Faculty, univ officials reflect on suicide
Published: March 11, 2011Section: Front Page
University officials and faculty discussed the mental health support system at Thursday’s faculty meeting as they tried to make sense and discover lessons after the suicide of Kat Sommers ’14 last month.
A senior Psychological Counseling Center official said he hopes that with a new president, the university will take an initiative to foster discussions between faculty and students about mental illness and the support necessary to treat it.
“I’m always in this odd position … having so much to say and not really being able to say anything,” the official said about talking with faculty. “Every single one of the suicides [at Brandeis] has a backstory that I can’t tell you about.”
The official requested anonymity because he did not want to compromise student expectations and standards related to his counseling.
He asked for a network of communication between faculty and students similar to the ones that exist between students and professionally trained staff from the Division of Student Affairs and the Department of Community Living.
Psychological Counseling Center staff always accept the policies of confidentiality that prevent detailed communication with faculty about students.

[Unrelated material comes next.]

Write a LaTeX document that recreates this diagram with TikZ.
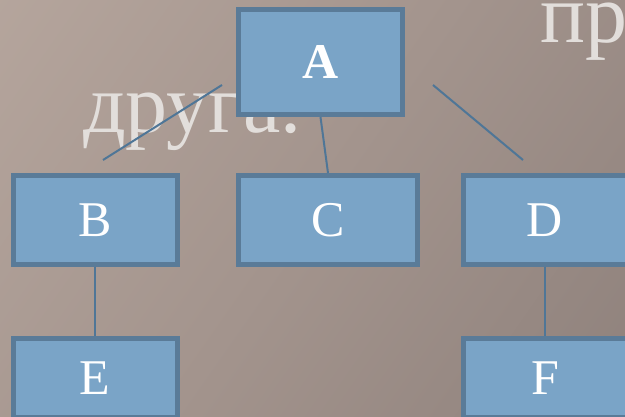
\documentclass[tikz,border=0pt]{standalone}
\usepackage{fontspec}
\setmainfont{Liberation Serif}
\definecolor{bgl}{HTML}{B9A9A0}
\definecolor{bgm}{HTML}{A3948D}
\definecolor{bgd}{HTML}{8A7D78}
\definecolor{boxfill}{HTML}{7AA4C7}
\definecolor{boxline}{HTML}{5A7B98}
\definecolor{conn}{HTML}{4F7697}
\definecolor{bgtext}{HTML}{E2DEDB}
\tikzset{
  orgbox/.style={draw=boxline, line width=5pt, fill=boxfill, rectangle,
    minimum width=164pt, minimum height=89pt, inner sep=0pt,
    text=white, font=\fontsize{50}{50}\selectfont},
  link/.style={draw=conn, line width=2pt},
  bigtext/.style={text=bgtext, font=\fontsize{84}{84}\selectfont, inner sep=0pt, anchor=base west}
}
\begin{document}
\begin{tikzpicture}[x=1pt,y=-1pt]
\useasboundingbox (0,0) rectangle (625,417);
\shade[left color=bgl, right color=bgd, middle color=bgm, shading angle=55] (-200,-200) rectangle (825,617);
\node[bigtext] (t1) at (83,133) {друга.};
\node[bigtext] (t2) at (540,43) {пр};
\coordinate (ab1) at (222,85);
\coordinate (ab2) at (103,160);
\coordinate (ad1) at (433,85);
\coordinate (ad2) at (523,160);
\node[orgbox, minimum height=105pt, font=\fontsize{50}{50}\selectfont\bfseries] (A) at (320.5,62) {A};
\node[orgbox] (B) at (95,220) {B};
\node[orgbox, minimum width=179pt] (C) at (328,220) {C};
\node[orgbox] (D) at (545,220) {D};
\node[orgbox, minimum height=78pt] (E) at (95,378) {E};
\node[orgbox, minimum height=78pt] (F) at (545,378) {F};
\draw[link] (ab1) -- (ab2);
\draw[link] (ad1) -- (ad2);
\draw[link] (A.south) -- (C.north);
\draw[link] (B.south) -- (E.north);
\draw[link] (D.south) -- (F.north);
\end{tikzpicture}
\end{document}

The PCC sees about 50 percent of the students in each graduating class and roughly 550 students per year.
“Students experience that kind of connection [between faculty and counselors] as threatening,” the official said.
Like all universities, Brandeis is forced to confront issues around suicide: It is the third leading cause of death for people between the ages 15 and 24.

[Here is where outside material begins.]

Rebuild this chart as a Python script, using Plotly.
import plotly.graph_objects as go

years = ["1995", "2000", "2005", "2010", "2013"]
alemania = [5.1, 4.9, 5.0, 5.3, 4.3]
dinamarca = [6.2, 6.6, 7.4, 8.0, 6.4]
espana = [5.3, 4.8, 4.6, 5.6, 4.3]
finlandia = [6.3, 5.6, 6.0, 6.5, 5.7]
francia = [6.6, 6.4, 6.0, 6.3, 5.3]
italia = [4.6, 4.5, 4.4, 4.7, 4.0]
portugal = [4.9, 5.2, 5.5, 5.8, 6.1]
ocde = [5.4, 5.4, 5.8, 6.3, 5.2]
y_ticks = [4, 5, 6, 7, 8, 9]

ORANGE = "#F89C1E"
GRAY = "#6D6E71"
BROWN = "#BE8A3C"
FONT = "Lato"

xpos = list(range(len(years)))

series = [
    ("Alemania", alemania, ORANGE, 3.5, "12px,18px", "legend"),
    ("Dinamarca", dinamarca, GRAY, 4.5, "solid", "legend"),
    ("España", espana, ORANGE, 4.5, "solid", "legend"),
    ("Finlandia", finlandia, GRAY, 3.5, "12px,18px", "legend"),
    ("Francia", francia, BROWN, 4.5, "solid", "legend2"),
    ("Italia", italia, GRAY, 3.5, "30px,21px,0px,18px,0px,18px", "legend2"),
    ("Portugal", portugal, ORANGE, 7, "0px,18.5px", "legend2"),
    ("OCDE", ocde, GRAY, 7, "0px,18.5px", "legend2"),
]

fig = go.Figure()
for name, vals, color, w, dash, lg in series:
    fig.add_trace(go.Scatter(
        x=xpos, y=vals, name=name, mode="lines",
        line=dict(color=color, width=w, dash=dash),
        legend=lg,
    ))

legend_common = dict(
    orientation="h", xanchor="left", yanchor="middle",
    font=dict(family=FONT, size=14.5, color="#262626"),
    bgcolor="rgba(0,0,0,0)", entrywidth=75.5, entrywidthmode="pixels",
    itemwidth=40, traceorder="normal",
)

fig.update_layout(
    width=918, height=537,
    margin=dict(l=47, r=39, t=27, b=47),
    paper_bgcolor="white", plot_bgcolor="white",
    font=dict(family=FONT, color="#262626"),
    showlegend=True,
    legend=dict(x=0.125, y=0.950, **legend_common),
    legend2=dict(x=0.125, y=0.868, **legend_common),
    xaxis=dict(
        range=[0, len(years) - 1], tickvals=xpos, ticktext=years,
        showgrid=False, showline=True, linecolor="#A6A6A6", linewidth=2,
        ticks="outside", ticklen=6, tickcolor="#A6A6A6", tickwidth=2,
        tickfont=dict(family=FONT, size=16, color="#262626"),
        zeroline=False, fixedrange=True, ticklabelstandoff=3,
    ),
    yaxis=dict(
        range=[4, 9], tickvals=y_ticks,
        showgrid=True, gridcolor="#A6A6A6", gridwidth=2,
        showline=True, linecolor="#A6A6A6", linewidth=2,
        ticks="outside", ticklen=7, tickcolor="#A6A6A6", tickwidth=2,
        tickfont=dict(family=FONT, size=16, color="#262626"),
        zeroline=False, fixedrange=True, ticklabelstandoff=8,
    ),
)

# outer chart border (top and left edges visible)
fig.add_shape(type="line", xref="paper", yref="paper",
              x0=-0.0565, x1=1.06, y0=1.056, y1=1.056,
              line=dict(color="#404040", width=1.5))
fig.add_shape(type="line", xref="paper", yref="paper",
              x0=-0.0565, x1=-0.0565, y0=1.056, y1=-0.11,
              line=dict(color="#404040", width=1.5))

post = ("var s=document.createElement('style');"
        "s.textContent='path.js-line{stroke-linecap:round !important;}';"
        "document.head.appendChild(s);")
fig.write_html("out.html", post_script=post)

“It never really fades” the official said, explaining the tragedy of a suicide. “One [suicide] is devastating. Two or three or four is horrifying,” the PCC official said.
At the faculty meeting, university President Fred Lawrence thanked Dean of Student Life Rick Sawyer and the entire community for its caring and effective response to the suicide. He praised all administrators and the PCC for helping to prevent the constant fear of copycat cases after a suicide.
The PCC holds urgent care walk-in hours twice per day and has staff on call 24 hours per day via a phone answering service.
Professors asked a range of questions, including one about less obvious warning signs of suicidal students and another about why the PCC and all counseling centers have seen dramatic increases in the numbers of students coming to them in the past decade.
The PCC use rate has roughly doubled over recent years, the official said. Some students come to college already on medication for mental illness while others develop it once they enter college.
Society’s pressure to force students from a desire “to be a well-rounded citizen” into simply someone wanting a job is also a factor that has increased stress and pressure on adolescents, he said.
Addressing the economic recession and potential impacts on the PCC budget, the official said that its staff and support system has actually grown in recent years. The administration understands that it is not a department where funding can be cut, he said.
Lawrence was traveling in California on Feb. 15 and immediately flew home when he heard of Sommers’ suicide and arrived back at Brandeis the next day. He sent an e-mail to parents, informing them about the suicide and telling them to contact him or his Chief of Staff David Bunis, if they had any concerns.
“As parents, Kathy and I know that you have entrusted us with your children during their time at Brandeis. We take this trust as a sacred obligation,” Lawrence wrote on Feb. 16. “It is at times of tragedy like this that we discover just how strong and special this community is.”
Lawrence said that he received about 400 replies from parents to the e-mail.
At the faculty meeting, Lawrence echoed the message in his e-mail last month.
“The worst thing that can happen at this time is people [start] scurrying into their corners,” Lawrence said.